Don Harkness - May 6, 2020

if you had to call, you were always calling from “DC”.

Jim Matson - May 6, 2020

I was swooping to Ind. after returning from Vietnam in 66. The first time I tried to get riders and asked the MP to announce Indianapolis he said he could not as that was out of limits from LeJeune. Thinking it over I asked him to ask if there were any Hoosiers in the crowd. He just smiled and announced it and I had my riders. I had a 63 Ford Galaxy 500LX and I took six riders. We had six in the seats and one on the floor. We switched the floor guy every gas or potty break. I did all the driving at first but soon got “regulars” that I could trust, so I either drove or rode shotgun. I charged $20 for the roundtrip and made my car payments with the money. Made two trips a month. Traded the Ford in on a new 67 Chevelle Malibu. Lost one rider due to space but made up for it with better gas mileage. I was the battalion mail orderly for 2/10.

Harry - May 6, 2020

Sgt Sisson, Refresh my memory, was the “Swoop Circle” located at the base “Drive In”? I still remember the MP’s coming up to my car and asking “Where and how many”! Some times it would be some of the same guys.One guy was with Amtracs so I would just stop at Courthouse Bay on the way to “The Circle”and pick him up there. He was my A-Driver.I can not remember his name though. Harry

Bill (Nick) Nicoll - May 6, 2020

Both comments right on! Keith is a wannabe sh-thead!

Sgt Robert L Sisson - May 6, 2020

I was stationed at Camp Lejeune in 1968 10th Marines and would Swoop to Pittsburgh every other week end until I brought my wife down. There was never a time when I could not get a ride. MP’s would call out on a megaphone where the car was going. Then you had to RUN to the car. First come first serve. There were a few times I thought I would not get a ride.

John Vaughn - May 6, 2020

I was at Lejeune in 2/8 from Sept 61 to Oct 62 and went to the circle every weekend that I could. I remember the guys going to NYC would have numerous choices as to what ride they wanted while those of going to the Nashville Tn area, a distance of some 700 miles wee not as lucky . Many times I had a ride to Knoxville and would take a bus the rest of the way. One weekend, as a result of shooting Sharp Shooter, I got liberty at 0800 and went up the circle expecting to be there all day when to my surprise a guy in an old station wagon with Nashville plates came around looking for a rider. The car was making a “knocking ” but he said it had been doing that for a while and he wasn’t worried about it. Somewhere around Rockingham N C the engine blew and we coasted into a service station that happened to have a junker car for sale . He traded his car for the junker and a tank of gas and an hour later we were back on the road.

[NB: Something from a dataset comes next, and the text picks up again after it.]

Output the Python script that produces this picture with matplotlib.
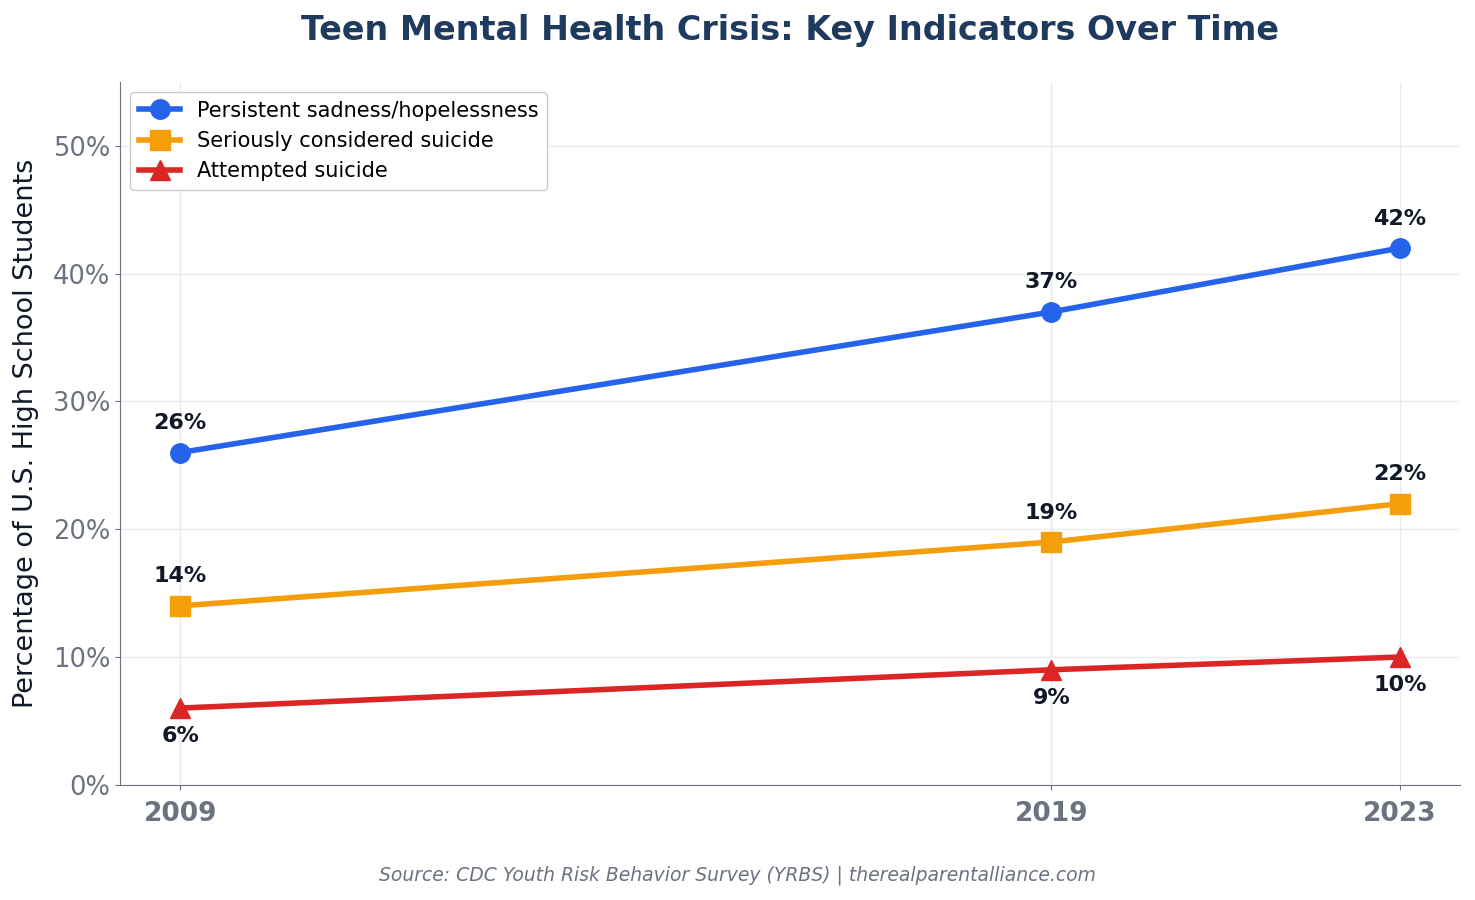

My memory is that the only problem we had was in meeting a Semi the hood of the car blew up and he tied it down with his belt and we were back on our way. It was a one way ride so I don’t know what happened to him or the car but it should was an interesting ride. Also remember at morning formation one Friday the 1st Sgt reminded everyone of what the limits were for a weekend pass and that if you did go out of bounds to try and make it back in bounds before you called and not be like two idiots the week before who called in from Canada. A good Staff NCO who was looking out for his troops.

Bob - May 6, 2020

I had the opportunity to visit Camp Lejeune a couple years ago. I saw a couple young Marines near the gymnasium. I walked over to them and told them that on Fridays in 1967 many Marines would gather in that area to swoop for the weekend. I also told them that we called it the Swoop Circle back then. One of them politely said “Sir, I’ve heard my granddaddy talk about that”. DANG! THAT MADE ME FEEL OLD.

Former 0302 - May 6, 2020

Oh, let’s see: “Leadership based on lies, self and egotistical attitude….” Sounds like Hillary to me!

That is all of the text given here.